++++ SUPPLIED DATA ++++

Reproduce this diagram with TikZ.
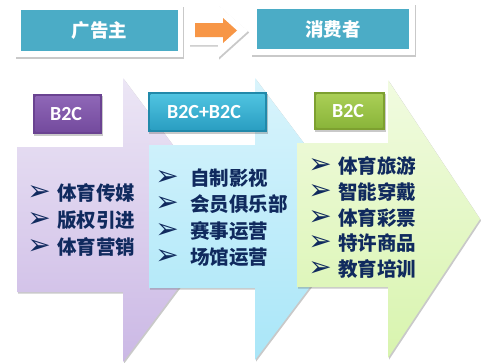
\documentclass[tikz,border=0pt]{standalone}
\usepackage{fontspec}
\newfontfamily\cjk{Noto Sans CJK SC}
\newfontfamily\lat{Carlito}
\newfontfamily\dv{DejaVu Sans}
\usetikzlibrary{shadows}
\definecolor{navy}{HTML}{102A5E}
\definecolor{teal}{HTML}{4BACC6}
\definecolor{orng}{HTML}{F79646}
\definecolor{puA}{HTML}{ECE6F5}\definecolor{puB}{HTML}{CBB8E5}
\definecolor{blA}{HTML}{D9F4FC}\definecolor{blB}{HTML}{A9E6F8}
\definecolor{grA}{HTML}{F1FBE0}\definecolor{grB}{HTML}{D8F4AE}
\definecolor{tpD}{HTML}{6A4391}\definecolor{tpA}{HTML}{8E66B6}\definecolor{tpB}{HTML}{744B9E}
\definecolor{tbD}{HTML}{2189AA}\definecolor{tbA}{HTML}{4FC3E0}\definecolor{tbB}{HTML}{2A9EC2}
\definecolor{tgD}{HTML}{7DA030}\definecolor{tgA}{HTML}{A9CE55}\definecolor{tgB}{HTML}{8AB53A}
\tikzset{
  shd/.style={drop shadow={shadow xshift=1.2pt,shadow yshift=-1.5pt,opacity=0.3,fill=black!70}},
  frame/.style={fill=white,shd},
  headbox/.style={fill=teal},
  headtxt/.style={text=white,font=\cjk\bfseries\fontsize{18.5}{18.5}\selectfont},
  tag/.style={text=white,font=\lat\bfseries\fontsize{20}{20}\selectfont},
  item/.style={text=navy,anchor=west,font=\cjk\bfseries\fontsize{19.5}{19.5}\selectfont,inner sep=0pt},
  bul/.style={text=navy,anchor=center,font=\dv\fontsize{28}{28}\selectfont,inner sep=0pt},
}
\begin{document}
\begin{tikzpicture}[x=1pt,y=-1pt]
\useasboundingbox (0,0) rectangle (481,362);
% top boxes
\path[frame] (15,5) rectangle (183,57);
\path[headbox] (21,10) rectangle (178,51);
\node[headtxt] (adv) at (99.5,31) {广告主};
\path[frame] (251,3) rectangle (415,55);
\path[headbox] (257,9) rectangle (409,49);
\node[headtxt] (con) at (333,29) {消费者};
% connecting arrow
\path[frame] (189,17) -- (218,17) -- (218,5) -- (248,31) -- (218,58) -- (218,45) -- (189,45) -- cycle;
\path[fill=orng] (195,23) -- (223,23) -- (223,18) -- (237,30.5) -- (223,43) -- (223,37) -- (195,37) -- cycle;
% big arrows
\path[shd,top color=puA,bottom color=puB]
  (17,147) -- (123,147) -- (123,78) -- (229,220) -- (123,362) -- (123,292) -- (17,292) -- cycle;
\path[shd,top color=blA,bottom color=blB]
  (149,145) -- (255,145) -- (255,78) -- (361,219) -- (255,360) -- (255,288) -- (149,288) -- cycle;
\path[shd,top color=grA,bottom color=grB]
  (297,143) -- (388,143) -- (388,80) -- (480,219) -- (388,358) -- (388,287) -- (297,287) -- cycle;
% tags
\path[shd,fill=tpD] (33,94) rectangle (102,134);
\path[top color=tpA,bottom color=tpB] (35.5,96.5) rectangle (99.5,131.5);
\node[tag] (t1) at (66,114) {B2C};
\path[shd,fill=tbD] (148,92) rectangle (267,132);
\path[top color=tbA,bottom color=tbB] (150.5,94.5) rectangle (264.5,129.5);
\node[tag] (t2) at (204,112) {B2C+B2C};
\path[shd,fill=tgD] (314,92) rectangle (385,130);
\path[top color=tgA,bottom color=tgB] (316.5,94.5) rectangle (382.5,127.5);
\node[tag] (t3) at (348,111) {B2C};
% lists
\foreach \t [count=\i] in {体育传媒,版权引进,体育营销}{
  \node[bul] (pb\i) at (39,{193+27*(\i-1)}) {➢};
  \node[item] (p\i) at (57,{193+27*(\i-1)}) {\t};
}
\foreach \t [count=\i] in {自制影视,会员俱乐部,赛事运营,场馆运营}{
  \node[bul] (bb\i) at (167,{178+26.3*(\i-1)}) {➢};
  \node[item] (b\i) at (190,{178+26.3*(\i-1)}) {\t};
}
\foreach \t [count=\i] in {体育旅游,智能穿戴,体育彩票,特许商品,教育培训}{
  \node[bul] (gb\i) at (320,{166+25.8*(\i-1)}) {➢};
  \node[item] (g\i) at (338,{166+25.8*(\i-1)}) {\t};
}
\end{tikzpicture}
\end{document}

++++

REQUIRED TASK:
Give the material again exactly as it is, but keep the pictures out.

RESPONSE TO THE EXERCISE:
Reproduce this diagram with TikZ.
\documentclass[tikz,border=0pt]{standalone}
\usepackage{fontspec}
\newfontfamily\cjk{Noto Sans CJK SC}
\newfontfamily\lat{Carlito}
\newfontfamily\dv{DejaVu Sans}
\usetikzlibrary{shadows}
\definecolor{navy}{HTML}{102A5E}
\definecolor{teal}{HTML}{4BACC6}
\definecolor{orng}{HTML}{F79646}
\definecolor{puA}{HTML}{ECE6F5}\definecolor{puB}{HTML}{CBB8E5}
\definecolor{blA}{HTML}{D9F4FC}\definecolor{blB}{HTML}{A9E6F8}
\definecolor{grA}{HTML}{F1FBE0}\definecolor{grB}{HTML}{D8F4AE}
\definecolor{tpD}{HTML}{6A4391}\definecolor{tpA}{HTML}{8E66B6}\definecolor{tpB}{HTML}{744B9E}
\definecolor{tbD}{HTML}{2189AA}\definecolor{tbA}{HTML}{4FC3E0}\definecolor{tbB}{HTML}{2A9EC2}
\definecolor{tgD}{HTML}{7DA030}\definecolor{tgA}{HTML}{A9CE55}\definecolor{tgB}{HTML}{8AB53A}
\tikzset{
  shd/.style={drop shadow={shadow xshift=1.2pt,shadow yshift=-1.5pt,opacity=0.3,fill=black!70}},
  frame/.style={fill=white,shd},
  headbox/.style={fill=teal},
  headtxt/.style={text=white,font=\cjk\bfseries\fontsize{18.5}{18.5}\selectfont},
  tag/.style={text=white,font=\lat\bfseries\fontsize{20}{20}\selectfont},
  item/.style={text=navy,anchor=west,font=\cjk\bfseries\fontsize{19.5}{19.5}\selectfont,inner sep=0pt},
  bul/.style={text=navy,anchor=center,font=\dv\fontsize{28}{28}\selectfont,inner sep=0pt},
}
\begin{document}
\begin{tikzpicture}[x=1pt,y=-1pt]
\useasboundingbox (0,0) rectangle (481,362);
% top boxes
\path[frame] (15,5) rectangle (183,57);
\path[headbox] (21,10) rectangle (178,51);
\node[headtxt] (adv) at (99.5,31) {广告主};
\path[frame] (251,3) rectangle (415,55);
\path[headbox] (257,9) rectangle (409,49);
\node[headtxt] (con) at (333,29) {消费者};
% connecting arrow
\path[frame] (189,17) -- (218,17) -- (218,5) -- (248,31) -- (218,58) -- (218,45) -- (189,45) -- cycle;
\path[fill=orng] (195,23) -- (223,23) -- (223,18) -- (237,30.5) -- (223,43) -- (223,37) -- (195,37) -- cycle;
% big arrows
\path[shd,top color=puA,bottom color=puB]
  (17,147) -- (123,147) -- (123,78) -- (229,220) -- (123,362) -- (123,292) -- (17,292) -- cycle;
\path[shd,top color=blA,bottom color=blB]
  (149,145) -- (255,145) -- (255,78) -- (361,219) -- (255,360) -- (255,288) -- (149,288) -- cycle;
\path[shd,top color=grA,bottom color=grB]
  (297,143) -- (388,143) -- (388,80) -- (480,219) -- (388,358) -- (388,287) -- (297,287) -- cycle;
% tags
\path[shd,fill=tpD] (33,94) rectangle (102,134);
\path[top color=tpA,bottom color=tpB] (35.5,96.5) rectangle (99.5,131.5);
\node[tag] (t1) at (66,114) {B2C};
\path[shd,fill=tbD] (148,92) rectangle (267,132);
\path[top color=tbA,bottom color=tbB] (150.5,94.5) rectangle (264.5,129.5);
\node[tag] (t2) at (204,112) {B2C+B2C};
\path[shd,fill=tgD] (314,92) rectangle (385,130);
\path[top color=tgA,bottom color=tgB] (316.5,94.5) rectangle (382.5,127.5);
\node[tag] (t3) at (348,111) {B2C};
% lists
\foreach \t [count=\i] in {体育传媒,版权引进,体育营销}{
  \node[bul] (pb\i) at (39,{193+27*(\i-1)}) {➢};
  \node[item] (p\i) at (57,{193+27*(\i-1)}) {\t};
}
\foreach \t [count=\i] in {自制影视,会员俱乐部,赛事运营,场馆运营}{
  \node[bul] (bb\i) at (167,{178+26.3*(\i-1)}) {➢};
  \node[item] (b\i) at (190,{178+26.3*(\i-1)}) {\t};
}
\foreach \t [count=\i] in {体育旅游,智能穿戴,体育彩票,特许商品,教育培训}{
  \node[bul] (gb\i) at (320,{166+25.8*(\i-1)}) {➢};
  \node[item] (g\i) at (338,{166+25.8*(\i-1)}) {\t};
}
\end{tikzpicture}
\end{document}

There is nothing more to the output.